▶ **Exercise description**: Keep pictures out. Copy exactly the lines from the one containing "Rebuild this diagram" to the one containing "(b3) at (578.5,353);", endpoints included.

▶ **Provided material**:
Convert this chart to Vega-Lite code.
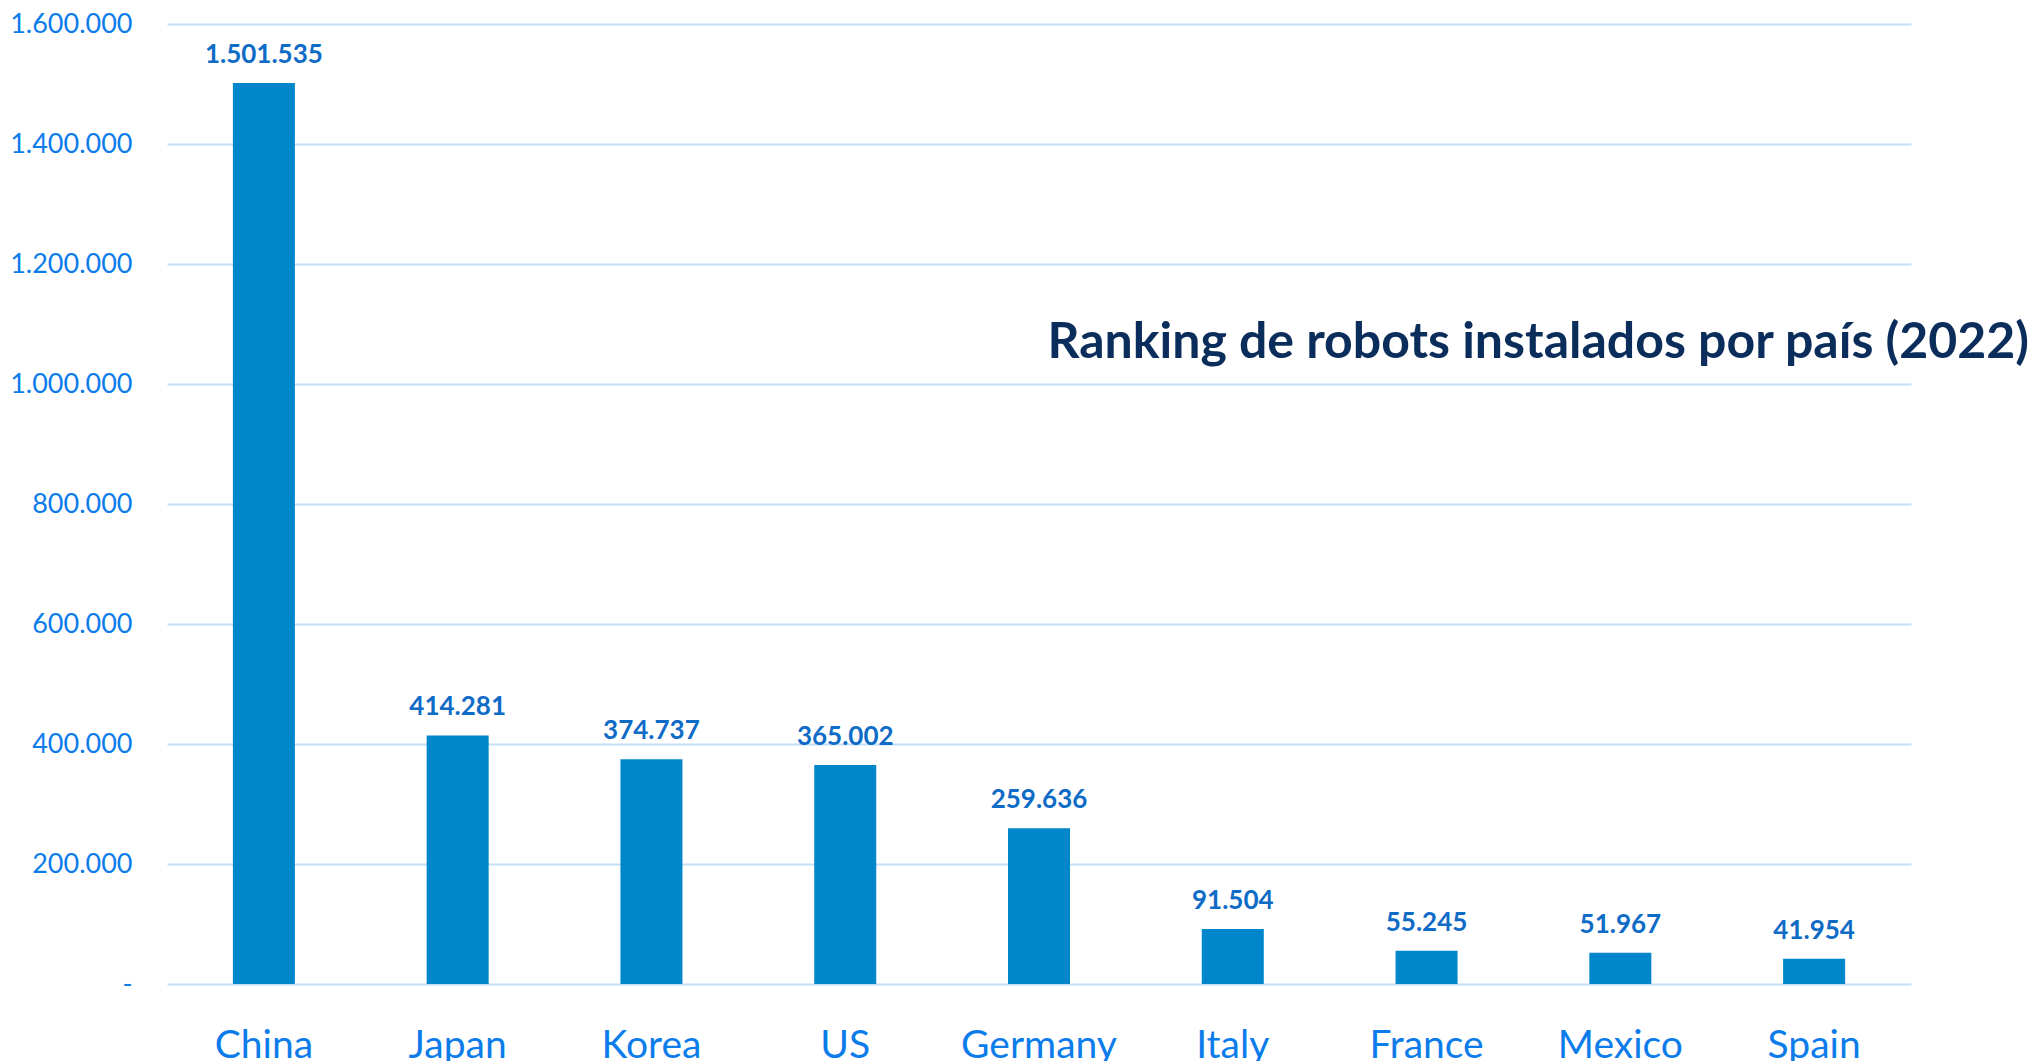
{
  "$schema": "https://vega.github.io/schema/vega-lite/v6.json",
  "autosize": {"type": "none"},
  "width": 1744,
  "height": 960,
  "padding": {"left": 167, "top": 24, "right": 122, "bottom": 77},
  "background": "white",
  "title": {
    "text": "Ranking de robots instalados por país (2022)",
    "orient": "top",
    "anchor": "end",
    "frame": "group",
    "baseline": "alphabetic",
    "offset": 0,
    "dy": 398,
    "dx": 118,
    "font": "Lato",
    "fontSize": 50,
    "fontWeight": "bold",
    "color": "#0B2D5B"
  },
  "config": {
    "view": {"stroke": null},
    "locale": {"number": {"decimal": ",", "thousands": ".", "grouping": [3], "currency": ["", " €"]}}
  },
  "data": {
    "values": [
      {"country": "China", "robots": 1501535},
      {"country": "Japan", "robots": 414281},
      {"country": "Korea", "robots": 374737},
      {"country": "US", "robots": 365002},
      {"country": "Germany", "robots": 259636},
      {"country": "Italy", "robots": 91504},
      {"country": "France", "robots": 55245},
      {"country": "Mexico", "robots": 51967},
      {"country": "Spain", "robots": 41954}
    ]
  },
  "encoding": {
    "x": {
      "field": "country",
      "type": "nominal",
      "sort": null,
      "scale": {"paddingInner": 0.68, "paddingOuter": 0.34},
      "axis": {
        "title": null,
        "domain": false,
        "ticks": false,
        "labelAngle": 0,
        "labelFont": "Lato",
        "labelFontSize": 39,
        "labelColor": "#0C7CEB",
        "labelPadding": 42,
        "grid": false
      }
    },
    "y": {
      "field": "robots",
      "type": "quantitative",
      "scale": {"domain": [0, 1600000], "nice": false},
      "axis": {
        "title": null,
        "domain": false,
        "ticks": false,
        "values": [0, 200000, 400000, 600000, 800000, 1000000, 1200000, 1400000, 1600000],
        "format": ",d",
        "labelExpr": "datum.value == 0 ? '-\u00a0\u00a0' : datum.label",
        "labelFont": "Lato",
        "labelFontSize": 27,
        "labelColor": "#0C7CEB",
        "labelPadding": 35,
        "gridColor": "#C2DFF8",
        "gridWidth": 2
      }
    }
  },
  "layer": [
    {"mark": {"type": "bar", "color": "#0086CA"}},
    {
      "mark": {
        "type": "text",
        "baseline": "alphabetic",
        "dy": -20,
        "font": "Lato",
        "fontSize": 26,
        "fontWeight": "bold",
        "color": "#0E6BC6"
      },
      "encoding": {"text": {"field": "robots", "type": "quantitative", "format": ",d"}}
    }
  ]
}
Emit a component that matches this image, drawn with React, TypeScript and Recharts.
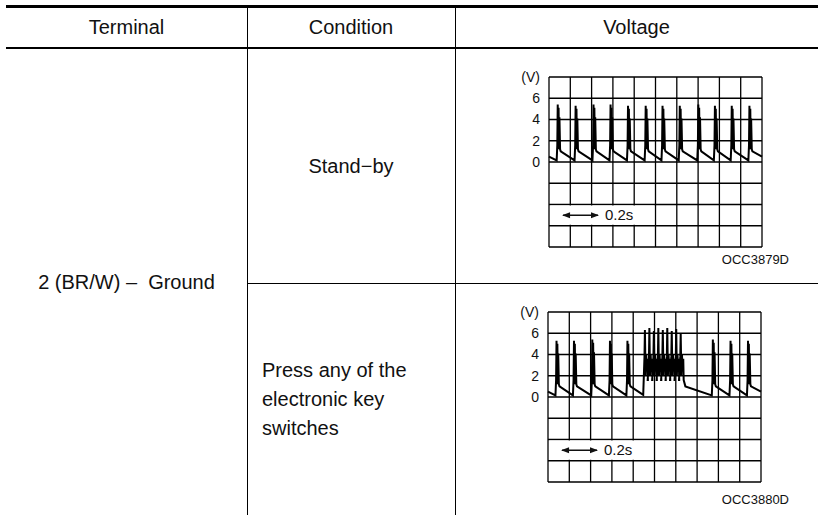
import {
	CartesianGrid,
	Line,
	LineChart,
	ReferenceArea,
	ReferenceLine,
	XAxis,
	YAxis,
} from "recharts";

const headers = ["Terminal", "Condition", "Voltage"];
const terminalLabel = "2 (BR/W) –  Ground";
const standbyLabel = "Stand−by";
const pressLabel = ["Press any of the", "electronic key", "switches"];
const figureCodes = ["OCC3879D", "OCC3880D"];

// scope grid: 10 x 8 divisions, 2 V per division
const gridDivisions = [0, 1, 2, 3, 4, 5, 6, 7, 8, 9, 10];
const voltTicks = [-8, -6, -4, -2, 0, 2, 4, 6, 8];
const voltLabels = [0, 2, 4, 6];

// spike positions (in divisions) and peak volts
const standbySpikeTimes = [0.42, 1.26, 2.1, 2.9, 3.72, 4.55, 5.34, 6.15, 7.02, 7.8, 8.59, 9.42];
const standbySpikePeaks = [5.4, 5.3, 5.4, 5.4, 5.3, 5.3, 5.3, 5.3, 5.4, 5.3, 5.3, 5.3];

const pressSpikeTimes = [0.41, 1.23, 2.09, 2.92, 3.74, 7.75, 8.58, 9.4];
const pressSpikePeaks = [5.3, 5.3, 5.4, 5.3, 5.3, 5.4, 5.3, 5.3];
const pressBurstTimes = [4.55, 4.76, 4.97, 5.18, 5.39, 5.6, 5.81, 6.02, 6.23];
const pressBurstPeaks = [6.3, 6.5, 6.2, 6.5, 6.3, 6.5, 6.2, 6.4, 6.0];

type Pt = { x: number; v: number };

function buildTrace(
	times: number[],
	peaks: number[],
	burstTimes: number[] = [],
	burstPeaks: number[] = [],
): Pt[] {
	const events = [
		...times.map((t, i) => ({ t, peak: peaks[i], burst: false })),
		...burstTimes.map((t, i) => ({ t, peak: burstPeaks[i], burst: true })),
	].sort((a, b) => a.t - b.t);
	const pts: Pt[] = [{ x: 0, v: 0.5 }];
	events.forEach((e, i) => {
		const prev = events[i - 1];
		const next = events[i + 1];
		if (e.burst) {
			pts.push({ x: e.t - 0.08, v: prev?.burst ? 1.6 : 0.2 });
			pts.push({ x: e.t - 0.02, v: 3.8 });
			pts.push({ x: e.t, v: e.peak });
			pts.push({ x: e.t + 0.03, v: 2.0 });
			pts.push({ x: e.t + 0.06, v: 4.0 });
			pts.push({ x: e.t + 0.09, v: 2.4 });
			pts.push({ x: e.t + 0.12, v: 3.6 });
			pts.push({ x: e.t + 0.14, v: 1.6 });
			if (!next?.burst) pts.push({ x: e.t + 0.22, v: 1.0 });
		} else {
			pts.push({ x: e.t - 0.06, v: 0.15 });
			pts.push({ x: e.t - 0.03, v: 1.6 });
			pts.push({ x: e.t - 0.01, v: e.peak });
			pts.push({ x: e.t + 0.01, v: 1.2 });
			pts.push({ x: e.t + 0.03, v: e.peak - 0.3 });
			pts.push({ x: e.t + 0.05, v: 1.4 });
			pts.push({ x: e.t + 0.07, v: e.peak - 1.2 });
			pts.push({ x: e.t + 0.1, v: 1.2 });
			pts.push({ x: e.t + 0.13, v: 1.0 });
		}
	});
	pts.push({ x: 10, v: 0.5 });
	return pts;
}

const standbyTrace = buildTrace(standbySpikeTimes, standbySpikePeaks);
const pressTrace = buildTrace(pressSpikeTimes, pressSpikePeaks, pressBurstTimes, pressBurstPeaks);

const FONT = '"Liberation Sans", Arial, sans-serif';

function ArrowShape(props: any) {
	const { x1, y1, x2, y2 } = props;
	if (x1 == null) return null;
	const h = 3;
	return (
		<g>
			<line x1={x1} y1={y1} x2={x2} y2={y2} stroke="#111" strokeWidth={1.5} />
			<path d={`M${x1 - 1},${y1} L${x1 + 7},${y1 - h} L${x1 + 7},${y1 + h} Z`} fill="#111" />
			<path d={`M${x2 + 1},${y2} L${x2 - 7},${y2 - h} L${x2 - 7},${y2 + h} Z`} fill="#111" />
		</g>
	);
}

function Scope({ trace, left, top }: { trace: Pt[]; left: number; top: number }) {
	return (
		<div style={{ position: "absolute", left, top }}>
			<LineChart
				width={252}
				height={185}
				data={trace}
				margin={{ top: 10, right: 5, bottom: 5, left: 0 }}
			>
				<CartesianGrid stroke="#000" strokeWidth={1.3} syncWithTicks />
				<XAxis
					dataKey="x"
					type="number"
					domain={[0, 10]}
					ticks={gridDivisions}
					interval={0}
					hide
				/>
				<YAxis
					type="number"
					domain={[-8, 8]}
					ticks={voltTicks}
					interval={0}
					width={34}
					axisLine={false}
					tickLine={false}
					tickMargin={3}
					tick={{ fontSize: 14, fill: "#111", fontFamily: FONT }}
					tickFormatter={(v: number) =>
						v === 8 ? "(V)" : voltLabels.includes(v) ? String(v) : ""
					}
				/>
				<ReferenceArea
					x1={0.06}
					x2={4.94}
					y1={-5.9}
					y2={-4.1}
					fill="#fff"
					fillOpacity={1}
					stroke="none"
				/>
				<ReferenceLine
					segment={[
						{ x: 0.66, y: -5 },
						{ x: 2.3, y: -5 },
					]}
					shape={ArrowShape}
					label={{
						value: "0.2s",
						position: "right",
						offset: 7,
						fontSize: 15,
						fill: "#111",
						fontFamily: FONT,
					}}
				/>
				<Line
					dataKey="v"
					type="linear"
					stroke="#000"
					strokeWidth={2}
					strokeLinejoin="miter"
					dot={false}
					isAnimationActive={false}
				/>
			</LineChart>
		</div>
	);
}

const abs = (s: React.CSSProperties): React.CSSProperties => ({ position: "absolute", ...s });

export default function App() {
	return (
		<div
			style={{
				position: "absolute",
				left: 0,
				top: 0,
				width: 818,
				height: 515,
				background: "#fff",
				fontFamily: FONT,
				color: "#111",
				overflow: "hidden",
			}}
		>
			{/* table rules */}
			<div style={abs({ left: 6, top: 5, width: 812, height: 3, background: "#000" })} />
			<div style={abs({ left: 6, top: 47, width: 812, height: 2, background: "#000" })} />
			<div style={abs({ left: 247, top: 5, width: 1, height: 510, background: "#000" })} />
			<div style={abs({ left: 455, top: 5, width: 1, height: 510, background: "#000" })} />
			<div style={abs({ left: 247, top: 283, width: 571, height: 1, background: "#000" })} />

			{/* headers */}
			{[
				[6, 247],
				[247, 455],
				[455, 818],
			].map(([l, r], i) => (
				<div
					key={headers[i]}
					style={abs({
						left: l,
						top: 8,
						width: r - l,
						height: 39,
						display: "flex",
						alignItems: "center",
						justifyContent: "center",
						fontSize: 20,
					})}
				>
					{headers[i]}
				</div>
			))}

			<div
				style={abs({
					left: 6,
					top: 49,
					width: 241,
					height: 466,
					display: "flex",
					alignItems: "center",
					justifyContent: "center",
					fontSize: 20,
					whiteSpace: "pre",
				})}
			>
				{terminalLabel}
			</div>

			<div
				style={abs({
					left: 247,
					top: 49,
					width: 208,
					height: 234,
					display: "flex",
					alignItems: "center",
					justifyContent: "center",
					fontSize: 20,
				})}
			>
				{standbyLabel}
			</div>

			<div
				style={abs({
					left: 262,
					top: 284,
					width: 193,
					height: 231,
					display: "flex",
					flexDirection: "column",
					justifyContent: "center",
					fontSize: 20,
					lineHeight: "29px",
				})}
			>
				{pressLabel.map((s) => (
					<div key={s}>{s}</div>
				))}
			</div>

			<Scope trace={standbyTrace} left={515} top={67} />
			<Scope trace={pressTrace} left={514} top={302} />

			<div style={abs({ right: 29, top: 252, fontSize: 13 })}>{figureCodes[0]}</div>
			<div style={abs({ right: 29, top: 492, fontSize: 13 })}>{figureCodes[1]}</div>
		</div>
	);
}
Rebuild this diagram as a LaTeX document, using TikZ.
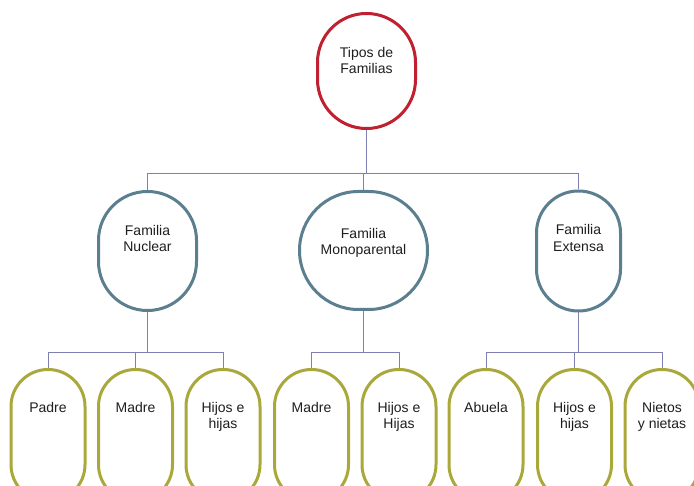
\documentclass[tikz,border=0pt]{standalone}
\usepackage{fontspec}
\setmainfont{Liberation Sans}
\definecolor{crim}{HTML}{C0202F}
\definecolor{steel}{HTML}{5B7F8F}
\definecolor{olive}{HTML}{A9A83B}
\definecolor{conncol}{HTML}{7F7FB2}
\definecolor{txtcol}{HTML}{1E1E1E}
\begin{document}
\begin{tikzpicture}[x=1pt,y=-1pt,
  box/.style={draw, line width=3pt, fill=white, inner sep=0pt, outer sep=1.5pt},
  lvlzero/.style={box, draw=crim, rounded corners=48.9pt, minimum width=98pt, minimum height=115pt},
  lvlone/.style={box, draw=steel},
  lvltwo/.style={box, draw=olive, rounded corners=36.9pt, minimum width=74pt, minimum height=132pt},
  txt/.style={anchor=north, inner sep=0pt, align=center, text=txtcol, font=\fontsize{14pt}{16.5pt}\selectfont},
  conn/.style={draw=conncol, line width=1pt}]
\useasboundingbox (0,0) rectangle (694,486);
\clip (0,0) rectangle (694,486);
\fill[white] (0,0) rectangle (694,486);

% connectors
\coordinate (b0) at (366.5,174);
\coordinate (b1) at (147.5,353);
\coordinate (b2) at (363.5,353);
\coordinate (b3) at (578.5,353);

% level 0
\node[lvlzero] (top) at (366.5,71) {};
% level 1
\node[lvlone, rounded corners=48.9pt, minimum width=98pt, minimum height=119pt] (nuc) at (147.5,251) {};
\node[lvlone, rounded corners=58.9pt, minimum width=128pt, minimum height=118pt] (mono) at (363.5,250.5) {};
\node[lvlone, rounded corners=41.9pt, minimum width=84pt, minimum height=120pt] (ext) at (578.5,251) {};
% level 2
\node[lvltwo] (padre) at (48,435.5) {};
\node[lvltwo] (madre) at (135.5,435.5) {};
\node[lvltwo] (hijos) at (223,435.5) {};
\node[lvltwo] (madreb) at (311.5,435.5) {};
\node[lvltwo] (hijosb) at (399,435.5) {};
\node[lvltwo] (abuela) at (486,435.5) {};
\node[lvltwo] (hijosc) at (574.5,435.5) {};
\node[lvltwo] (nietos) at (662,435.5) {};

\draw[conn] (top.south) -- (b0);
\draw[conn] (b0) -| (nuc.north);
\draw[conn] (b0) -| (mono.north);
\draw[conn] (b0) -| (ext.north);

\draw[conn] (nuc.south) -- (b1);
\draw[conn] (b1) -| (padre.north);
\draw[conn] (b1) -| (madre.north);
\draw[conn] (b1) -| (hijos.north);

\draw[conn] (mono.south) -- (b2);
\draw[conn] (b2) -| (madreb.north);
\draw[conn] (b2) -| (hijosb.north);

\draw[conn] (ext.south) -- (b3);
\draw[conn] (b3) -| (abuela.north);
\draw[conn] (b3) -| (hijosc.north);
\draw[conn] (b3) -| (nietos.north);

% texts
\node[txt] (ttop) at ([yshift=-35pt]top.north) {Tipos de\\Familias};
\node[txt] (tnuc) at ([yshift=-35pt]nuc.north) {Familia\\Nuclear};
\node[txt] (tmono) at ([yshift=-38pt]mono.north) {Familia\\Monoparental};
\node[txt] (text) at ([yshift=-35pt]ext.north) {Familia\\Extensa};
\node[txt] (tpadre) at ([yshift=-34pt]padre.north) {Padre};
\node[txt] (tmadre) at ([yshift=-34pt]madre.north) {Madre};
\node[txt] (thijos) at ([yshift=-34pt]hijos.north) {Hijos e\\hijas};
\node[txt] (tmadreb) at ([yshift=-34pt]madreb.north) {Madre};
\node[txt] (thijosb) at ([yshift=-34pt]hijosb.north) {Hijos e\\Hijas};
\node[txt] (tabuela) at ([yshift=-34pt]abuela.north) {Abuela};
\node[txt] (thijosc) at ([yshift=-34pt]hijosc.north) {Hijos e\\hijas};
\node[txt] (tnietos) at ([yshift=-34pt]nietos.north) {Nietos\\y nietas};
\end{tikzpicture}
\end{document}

▶ **Solution for this exercise**:
Rebuild this diagram as a LaTeX document, using TikZ.
\documentclass[tikz,border=0pt]{standalone}
\usepackage{fontspec}
\setmainfont{Liberation Sans}
\definecolor{crim}{HTML}{C0202F}
\definecolor{steel}{HTML}{5B7F8F}
\definecolor{olive}{HTML}{A9A83B}
\definecolor{conncol}{HTML}{7F7FB2}
\definecolor{txtcol}{HTML}{1E1E1E}
\begin{document}
\begin{tikzpicture}[x=1pt,y=-1pt,
  box/.style={draw, line width=3pt, fill=white, inner sep=0pt, outer sep=1.5pt},
  lvlzero/.style={box, draw=crim, rounded corners=48.9pt, minimum width=98pt, minimum height=115pt},
  lvlone/.style={box, draw=steel},
  lvltwo/.style={box, draw=olive, rounded corners=36.9pt, minimum width=74pt, minimum height=132pt},
  txt/.style={anchor=north, inner sep=0pt, align=center, text=txtcol, font=\fontsize{14pt}{16.5pt}\selectfont},
  conn/.style={draw=conncol, line width=1pt}]
\useasboundingbox (0,0) rectangle (694,486);
\clip (0,0) rectangle (694,486);
\fill[white] (0,0) rectangle (694,486);

% connectors
\coordinate (b0) at (366.5,174);
\coordinate (b1) at (147.5,353);
\coordinate (b2) at (363.5,353);
\coordinate (b3) at (578.5,353);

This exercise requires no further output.